Spanakopita and Tyropita
The iconic Greek pies. Spanakopita is a spinach and feta cheese pie wrapped in crispy phyllo pastry. Tyropita is a cheese pie made with feta or a mixture of cheeses. Both are available everywhere — from bakeries (fournos) for a quick breakfast or snack, to tavernas as a starter. A good spanakopita has flaky, buttery phyllo and a filling that is savoury, creamy, and well-seasoned.
**Price**: €2.50–5 from a bakery, €5–8 in a taverna.
Calamari
Fried calamari (kalamarakia tiganita) is a staple of Greek seaside dining. Fresh squid is cleaned, cut into rings, lightly floured, and fried until golden and tender. The key is freshness — calamari should be tender, not rubbery. Good tavernas near the sea serve exceptionally fresh calamari.
Baklava
For dessert, baklava is the most famous Greek sweet. Layers of paper-thin phyllo pastry are brushed with butter, filled with chopped walnuts or pistachios, baked until golden, and soaked in aromatic honey syrup. It is sweet, sticky, and utterly delicious. Other Greek desserts worth trying include galaktoboureko (custard pie in phyllo), kataifi (shredded pastry with nuts and honey), and loukoumades (honey puffs).
Ouzo, Raki, and Wine
No Greek meal is complete without local spirits. Ouzo is the most famous — an anise-flavoured liqueur that turns milky white when water is added. It is traditionally sipped slowly with mezedes (small dishes). Raki (or tsikoudia in Crete) is a stronger, grape-based spirit served after meals as a digestive.
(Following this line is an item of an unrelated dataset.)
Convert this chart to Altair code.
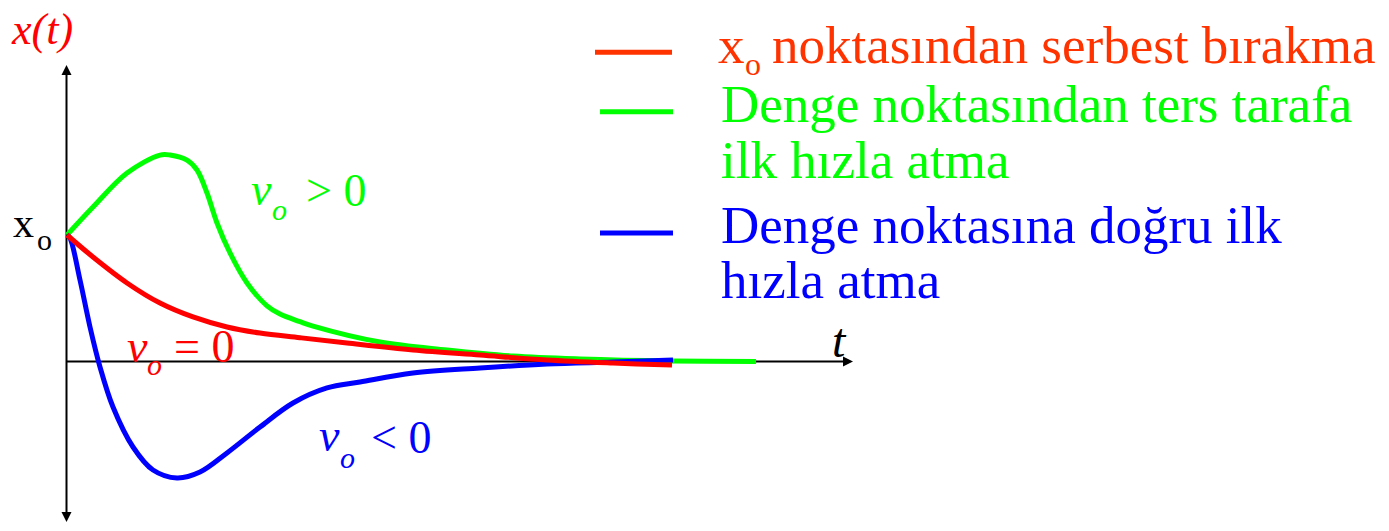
import altair as alt
import pandas as pd

# ---- curve data (t in units of 100 px, x in units of x0) ----
t_red = [0, 0.26, 0.60, 0.93, 1.26, 1.60, 1.93, 2.33, 2.80, 3.46, 4.13, 4.80, 5.46, 6.05]
x_red = [1.0, 0.826, 0.621, 0.462, 0.352, 0.273, 0.225, 0.188, 0.146, 0.091, 0.051, 0.012, -0.012, -0.028]

t_green = [0, 0.26, 0.60, 0.93, 1.03, 1.20, 1.30, 1.40, 1.50, 1.63, 1.80, 2.00, 2.13, 2.33, 2.46,
           3.13, 3.80, 4.46, 5.13, 6.06, 6.89]
x_green = [1.0, 1.221, 1.490, 1.632, 1.632, 1.592, 1.514, 1.332, 1.095, 0.858, 0.621, 0.440, 0.375,
           0.315, 0.280, 0.154, 0.091, 0.043, 0.020, 0.004, 0.0]

t_blue = [0, 0.03, 0.13, 0.23, 0.33, 0.46, 0.66, 0.86, 1.10, 1.33, 1.60, 1.93, 2.26, 2.60, 2.93,
          3.46, 4.13, 4.80, 5.46, 6.06]
x_blue = [1.0, 0.976, 0.644, 0.273, -0.043, -0.36, -0.676, -0.858, -0.921, -0.874, -0.723, -0.518,
          -0.328, -0.209, -0.162, -0.091, -0.051, -0.020, -0.004, 0.012]

series_names = ["green", "blue", "red"]
series_colors = ["#00ff00", "#0000ff", "#ff0000"]

legend_lines = ["x_o noktasından serbest bırakma",
                "Denge noktasından ters tarafa ilk hızla atma",
                "Denge noktasına doğru ilk hızla atma"]
legend_colors = ["#ff3300", "#00ff00", "#0000ff"]

rows = []
for name, ts, xs in [("green", t_green, x_green), ("blue", t_blue, x_blue), ("red", t_red, x_red)]:
    for i, (t, x) in enumerate(zip(ts, xs)):
        rows.append({"t": t, "x": x, "series": name, "order": i})
curves = pd.DataFrame(rows)

xscale = alt.Scale(domain=[-0.59, 13.14], nice=False, zero=False)
yscale = alt.Scale(domain=[-1.2767, 2.7945], nice=False, zero=False)
X = lambda f: alt.X(f, type="quantitative", scale=xscale, axis=None)
Y = lambda f: alt.Y(f, type="quantitative", scale=yscale, axis=None)

# ---- axes ----
axes_df = pd.DataFrame([
    {"t": -0.005, "x": 2.289, "t2": -0.005, "x2": -1.237},
    {"t": -0.005, "x": 0.0, "t2": 7.78, "x2": 0.0},
])
axes = alt.Chart(axes_df).mark_rule(color="black", strokeWidth=2).encode(
    x=X("t"), y=Y("x"), x2="t2", y2="x2")

up = alt.Chart(pd.DataFrame([{"t": -0.005, "x": 2.304}])).mark_point(
    shape="M0,-1L1,1L-1,1Z", filled=True, color="black", opacity=1, size=100, strokeWidth=0
).encode(x=X("t"), y=Y("x"))
down = alt.Chart(pd.DataFrame([{"t": -0.005, "x": -1.229}])).mark_point(
    shape="M0,1L1,-1L-1,-1Z", filled=True, color="black", opacity=1, size=100, strokeWidth=0
).encode(x=X("t"), y=Y("x"))
right = alt.Chart(pd.DataFrame([{"t": 7.81, "x": 0.0}])).mark_point(
    shape="M1,0L-1,-1L-1,1Z", filled=True, color="black", opacity=1, size=100, strokeWidth=0
).encode(x=X("t"), y=Y("x"))

# ---- curves ----
lines = alt.Chart(curves).mark_line(strokeWidth=5, interpolate="catmull-rom").encode(
    x=X("t"), y=Y("x"),
    color=alt.Color("series:N", scale=alt.Scale(domain=series_names, range=series_colors), legend=None),
    detail="series:N", order="order:Q")

# ---- legend swatches ----
leg_df = pd.DataFrame([
    {"t": 5.28, "t2": 6.05, "x": 2.444, "c": legend_colors[0]},
    {"t": 5.33, "t2": 6.06, "x": 1.975, "c": legend_colors[1]},
    {"t": 5.33, "t2": 6.06, "x": 1.016, "c": legend_colors[2]},
])
leg = alt.Chart(leg_df).mark_rule(strokeWidth=5).encode(
    x=X("t"), x2="t2", y=Y("x"), color=alt.Color("c:N", scale=None))

# ---- texts ----
upright = pd.DataFrame([
    {"txt": "x", "t": -0.54, "x": 0.984, "c": "black", "s": 42},
    {"txt": "o", "t": -0.30, "x": 0.881, "c": "black", "s": 30},
    {"txt": "= 0", "t": 1.07, "x": -0.004, "c": "#ff0000", "s": 46},
    {"txt": "> 0", "t": 2.39, "x": 1.229, "c": "#00ff00", "s": 46},
    {"txt": "< 0", "t": 3.04, "x": -0.723, "c": "#0000ff", "s": 46},
    {"txt": "x", "t": 6.51, "x": 2.362, "c": legend_colors[0], "s": 53},
    {"txt": "o", "t": 6.78, "x": 2.265, "c": legend_colors[0], "s": 32},
    {"txt": legend_lines[0][4:], "t": 7.05, "x": 2.362, "c": legend_colors[0], "s": 53},
    {"txt": "Denge noktasından ters tarafa", "t": 6.54, "x": 1.896, "c": legend_colors[1], "s": 53},
    {"txt": "ilk hızla atma", "t": 6.54, "x": 1.451, "c": legend_colors[1], "s": 53},
    {"txt": "Denge noktasına doğru ilk", "t": 6.54, "x": 0.939, "c": legend_colors[2], "s": 53},
    {"txt": "hızla atma", "t": 6.54, "x": 0.502, "c": legend_colors[2], "s": 53},
])
italic = pd.DataFrame([
    {"txt": "x(t)", "t": -0.55, "x": 2.510, "c": "#ff0000", "s": 44},
    {"txt": "t", "t": 7.65, "x": 0.036, "c": "black", "s": 48},
    {"txt": "v", "t": 0.60, "x": -0.004, "c": "#ff0000", "s": 46},
    {"txt": "o", "t": 0.80, "x": -0.107, "c": "#ff0000", "s": 30},
    {"txt": "v", "t": 1.84, "x": 1.237, "c": "#00ff00", "s": 46},
    {"txt": "o", "t": 2.05, "x": 1.119, "c": "#00ff00", "s": 30},
    {"txt": "v", "t": 2.52, "x": -0.708, "c": "#0000ff", "s": 46},
    {"txt": "o", "t": 2.73, "x": -0.842, "c": "#0000ff", "s": 30},
])

def text_layer(df, style):
    return alt.Chart(df).mark_text(
        font="Liberation Serif", fontStyle=style, align="left", baseline="alphabetic"
    ).encode(x=X("t"), y=Y("x"), text="txt:N",
             color=alt.Color("c:N", scale=None), size=alt.Size("s:Q", scale=None))

chart = alt.layer(
    axes, up, down, right, lines, leg,
    text_layer(upright, "normal"), text_layer(italic, "italic")
).properties(
    width=1373, height=515, padding=0,
    autosize=alt.AutoSizeParams(type="none"), background="white"
).configure_view(stroke=None)

chart.save("out.html", embed_options={"renderer": "svg", "actions": False})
Greek wine is underrated internationally but excellent. The wine regions of Santorini (Assyrtiko), Nemea (Agiorgitiko), and Naoussa (Xinomavro) produce world-class wines. Most tavernas serve house wine by the kilo or half-kilo — ask for xylo (barrel wine) for the most authentic experience.
How to Order Like a Local
Finding the Best Tavernas
The best advice for finding excellent Greek food is simple: avoid restaurants with laminated menus with photos, aggressive touts outside, and locations on the main tourist square. Instead, walk one or two streets away from the waterfront in any Greek town — that is where the locals eat. A taverna full of Greek customers, with a daily changing menu written on a blackboard, is almost always a good choice.
Pro tip: Look for tavernas displaying a sign saying "Ποιότητα" (Quality) or "Σπιτικό" (Home-made). These words signal a commitment to fresh ingredients and traditional recipes.